Monsignor William J. Lynn, 65, was released from Pennsylvania state prison Aug. 2 on $250,000 bail. He had served 33 months in prison on a conviction that was overturned in late 2015.

The monsignor was sentenced to three to six years in prison after a 2012 trial.

Msgr. Lynn himself was not accused of sexually abusing children. However, he was convicted on one felony count of child endangerment for failing to protect children from a priest with a known history of abuse.

The monsignor's defense lawyer Thomas A. Bergstrom said the case against his client was "over the top, inaccurate and dishonest," the Philadelphia Inquirer reports. He said the monsignor had served almost the minimum sentence under the vacated conviction, in addition to 18 months' house arrest.

However, Philadelphia District Attorney Seth Williams said he had no doubts about re-trying the case. He charged that the monsignor "helped create a playbook for handling someone who alleges that an archdiocesan priest is a pedophile." He said he thought there was sufficient evidence for a retrial and he would not bring the case if he was not sure he could secure a conviction.

Msgr. Lynn had served as the Philadelphia archdiocese's Secretary for Clergy from 1992 to 2004. As such, he was responsible for investigating priests accused of abuse.

His first trial included 13 weeks of testimony. Most of the testimony reviewed Archdiocese of Philadelphia records about its investigations into two dozen priests dating to 1940, the Philadelphia Inquirer reports. Prosecutors said the history showed the priest was part of a dominant culture in the archdiocese.

In December 2015 a Superior Court panel, by a vote of 2-1, ordered a new trial for Msgr. Lynn. It agreed with his lawyers that the prosecutors had wrongly tainted the jury's judgement in its use of historical evidence of the Church's handling of sex abuse, the Philadelphia Inquirer reports.

The priest's lawyers said the evidence was prejudicial and inflammatory and drove the jury toward a guilty verdict. Bergstrom has argued that Msgr. Lynn was a scapegoat.

Assistant District Attorney Brian Zarallo said that prosecutors will re-use some of the historical evidence in the re-trial, but this is dependent on agreements in pre-trial hearings.

The case for which the monsignor was convicted involved an accusation from a man who said that two priests and a parochial school teacher sexually abused him when he was a 10-year-old altar boy. The accuser, known in court records under the pseudonym "Billy Doe," alleged abuse that took place in the 1998-1999 school years.
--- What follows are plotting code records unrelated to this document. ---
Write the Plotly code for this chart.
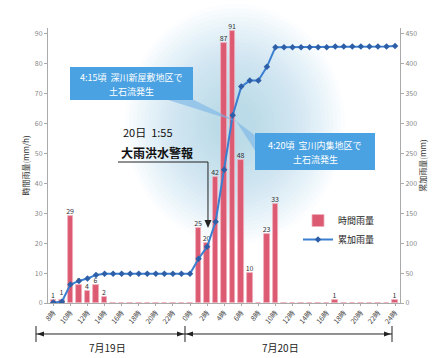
import plotly.graph_objects as go

# Hour index across 19th 08:00 through 20th 24:00
hours = list(range(41))
hourly_rain = [1, 1, 29, 6, 4, 6, 2, 0, 0, 0, 0, 0, 0, 0, 0, 0, 0,
               25, 20, 42, 87, 91, 48, 10, 0, 23, 33,
               0, 0, 0, 0, 0, 0, 1, 0, 0, 0, 0, 0, 0, 1]
cumulative_rain = [1, 2, 31, 37, 41, 47, 49, 49, 49, 49, 49, 49, 49, 49, 49, 49, 49,
                   74, 94, 136, 223, 314, 362, 372, 372, 395, 428,
                   428, 428, 428, 428, 428, 428, 429, 429, 429, 429, 429, 429, 429, 430]
tick_positions = hours[::2]
tick_labels = ["8時", "10時", "12時", "14時", "16時", "18時", "20時", "22時",
               "0時", "2時", "4時", "6時", "8時", "10時", "12時", "14時",
               "16時", "18時", "20時", "22時", "24時"]
left_ticks = list(range(0, 91, 10))
right_ticks = list(range(0, 451, 50))

W, H = 446, 358
ML, MR, MT, MB = 48, 46, 28, 55
PW, PH = W - ML - MR, H - MT - MB
FONT = "Noto Sans CJK JP"


def P(x, y):
    """pixel position -> paper coordinates"""
    return (x - ML) / PW, (H - MB - y) / PH


def path(points, close=True):
    pts = [P(x, y) for x, y in points]
    s = "M " + " L ".join(f"{a:.4f},{b:.4f}" for a, b in pts)
    return s + (" Z" if close else "")


shapes = []

# soft blue glow behind the peak
cx, cy, rx, ry = 235, 124, 110, 120
n_layers = 24
for k in range(n_layers):
    f = 1.0 - k * (0.85 / n_layers)
    x0, y0 = P(cx - rx * f, cy + ry * f)
    x1, y1 = P(cx + rx * f, cy - ry * f)
    shapes.append(dict(type="circle", xref="paper", yref="paper",
                       x0=x0, y0=y0, x1=x1, y1=y1, layer="below",
                       fillcolor="rgba(160,200,235,0.042)", line=dict(width=0)))

# callout tails and boxes
shapes.append(dict(type="path", xref="paper", yref="paper", layer="above",
                   path=path([(165, 99), (192, 99), (238, 122)]),
                   fillcolor="rgba(120,180,230,0.6)", line=dict(width=0)))
shapes.append(dict(type="path", xref="paper", yref="paper", layer="above",
                   path=path([(236, 121), (256, 136), (256, 152)]),
                   fillcolor="rgba(120,180,230,0.6)", line=dict(width=0)))
for (bx0, by0, bx1, by1) in [(70, 67, 193, 100), (255, 133, 375, 170)]:
    x0, y0 = P(bx0, by1)
    x1, y1 = P(bx1, by0)
    shapes.append(dict(type="rect", xref="paper", yref="paper", layer="above",
                       x0=x0, y0=y0, x1=x1, y1=y1,
                       fillcolor="#4aa2e2", line=dict(width=0)))

# warning pointer
shapes.append(dict(type="path", xref="paper", yref="paper", layer="above",
                   path=path([(118, 162), (208, 162), (208, 222)], close=False),
                   line=dict(color="#222", width=1)))
shapes.append(dict(type="path", xref="paper", yref="paper", layer="above",
                   path=path([(204.5, 220), (211.5, 220), (208, 228)]),
                   fillcolor="#222", line=dict(width=0)))

# day brackets under the axis
ay = 334
shapes.append(dict(type="path", xref="paper", yref="paper",
                   path=path([(36, ay), (392, ay)], close=False),
                   line=dict(color="#222", width=1)))
for vx in (36, 185, 392):
    shapes.append(dict(type="path", xref="paper", yref="paper",
                       path=path([(vx, ay - 8), (vx, ay + 8)], close=False),
                       line=dict(color="#222", width=1)))
for tip, base in [(37, 44), (184, 177), (186, 193), (391, 384)]:
    shapes.append(dict(type="path", xref="paper", yref="paper",
                       path=path([(tip, ay), (base, ay - 2.5), (base, ay + 2.5)]),
                       fillcolor="#222", line=dict(width=0)))

annotations = []


def text(x, y, s, size, color="#222", bold=False):
    px, py = P(x, y)
    annotations.append(dict(xref="paper", yref="paper", x=px, y=py, text=(f"<b>{s}</b>" if bold else s),
                            showarrow=False, xanchor="center", yanchor="middle",
                            font=dict(family=FONT, size=size, color=color)))


text(131, 77, "4:15頃  深川新屋敷地区で", 9, "white")
text(131, 91, "土石流発生", 9, "white")
text(315, 145, "4:20頃  宝川内集地区で", 9, "white")
text(315, 159, "土石流発生", 9, "white")
text(148, 132, "20日  1:55", 11, "#111")
text(157, 152, "大雨洪水警報", 12, "#111", bold=True)
text(107, 347, "7月19日", 10, "#222")
text(280, 347, "7月20日", 10, "#222")

fig = go.Figure()
fig.add_trace(go.Bar(
    x=hours, y=hourly_rain, name="時間雨量",
    marker=dict(color="#dc5a72", line=dict(color="#f0b0bd", width=0.8)),
    width=0.65,
    text=[str(v) if v > 0 else "" for v in hourly_rain],
    textposition="outside", cliponaxis=False, constraintext="none",
    textfont=dict(family=FONT, size=7, color="#333"),
))
fig.add_trace(go.Scatter(
    x=hours, y=cumulative_rain, name="累加雨量", yaxis="y2",
    mode="lines+markers",
    line=dict(color="#3a7fd0", width=2),
    marker=dict(symbol="diamond", size=5, color="#2d5fa8"),
))

fig.update_layout(
    width=W, height=H,
    margin=dict(l=ML, r=MR, t=MT, b=MB),
    paper_bgcolor="white", plot_bgcolor="rgba(0,0,0,0)",
    font=dict(family=FONT, color="#333"),
    bargap=0,
    showlegend=True,
    legend=dict(x=P(298, 0)[0], y=P(0, 206)[1], xanchor="left", yanchor="top",
                bgcolor="rgba(0,0,0,0)", font=dict(family=FONT, size=9, color="#222"),
                tracegroupgap=0, itemwidth=30),
    xaxis=dict(range=[-0.62, 40.58], tickvals=tick_positions, ticktext=tick_labels,
               tickangle=-50, tickfont=dict(size=7, color="#444"),
               showline=True, linecolor="#aaa", ticks="outside", ticklen=2,
               tickcolor="#aaa", showgrid=False, zeroline=False),
    yaxis=dict(range=[0, 92], tickvals=left_ticks, tickfont=dict(size=7, color="#888"),
               showline=True, linecolor="#aaa", ticks="outside", ticklen=3,
               tickcolor="#aaa", showgrid=False, zeroline=False,
               title=dict(text="時間雨量(mm/h)", font=dict(size=8, color="#333"), standoff=4)),
    yaxis2=dict(range=[0, 460], tickvals=right_ticks, overlaying="y", side="right",
                tickfont=dict(size=7, color="#888"),
                showline=True, linecolor="#aaa", ticks="outside", ticklen=3,
                tickcolor="#aaa", showgrid=False, zeroline=False,
                title=dict(text="累加雨量(mm)", font=dict(size=8, color="#333"), standoff=4)),
    shapes=shapes,
    annotations=annotations,
)

fig.write_html("out.html")
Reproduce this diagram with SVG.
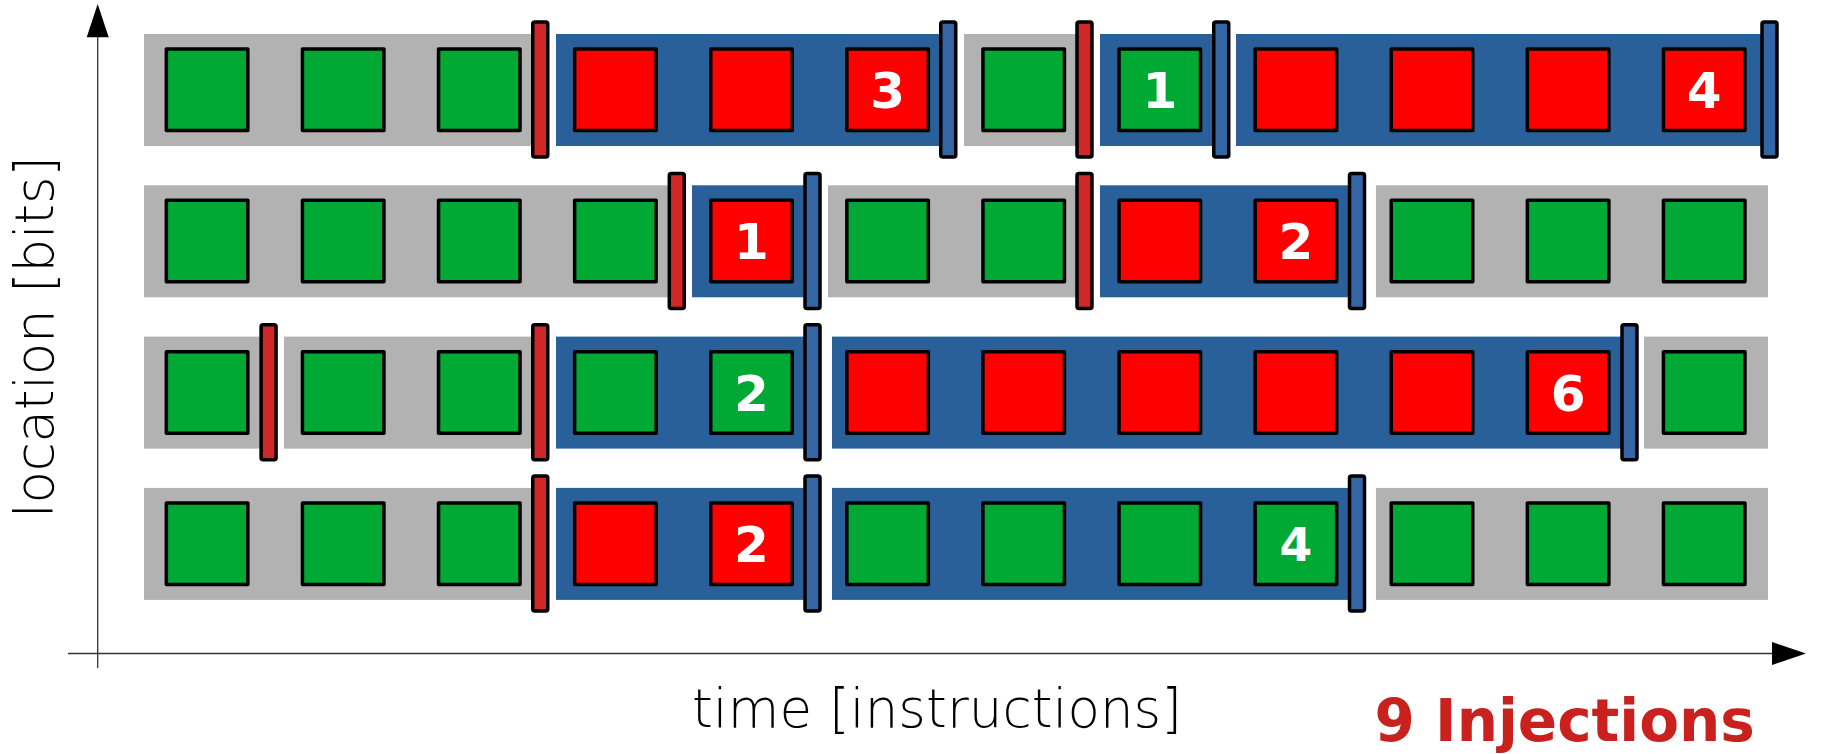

Msgr. Lynn had allowed one of the accused priests, Fr. Edward V. Avery, to live at the rectory of Philadelphia's St. Jerome Catholic Church despite a history of sexually abusing children. Avery, now 73, pled guilty to the charges involving Doe in March 2012 and is still serving his prison sentence. He was laicized in 2006.

The other priest accused of abuse was the late Father Charles Engelhardt, who died in prison in 2014 at the age of 67. He was still appealing his prison sentence of six to 12 years.

The other man accused was parochial school teacher Bernard Shero, now 53, who is serving a sentence of eight to 16 years.

In January 2013, Avery was a witness at Englehardt's and Shero's trial. But he recanted his plea and said he pled guilty only to avoid a longer prison term. He denied knowing his accuser, Englehardt, and Shero.

The alleged victim who accused the three men is now 28. At the trial defense attorneys strongly questioned his history of drug use, lies, crimes, and discrepancies between his trial testimony and his initial statements to police and church investigators.

The accuser rejected claims he had made false accusations and said his drug and emotional problems were due to the abuse he suffered.

Both prosecutors and defense attorneys will have to decide how to use the new revelations and claims.

Bergstrom said he has since acquired previously unavailable reports from investigators and forensic psychiatrists that cast doubt on the credibility of the accuser's allegations.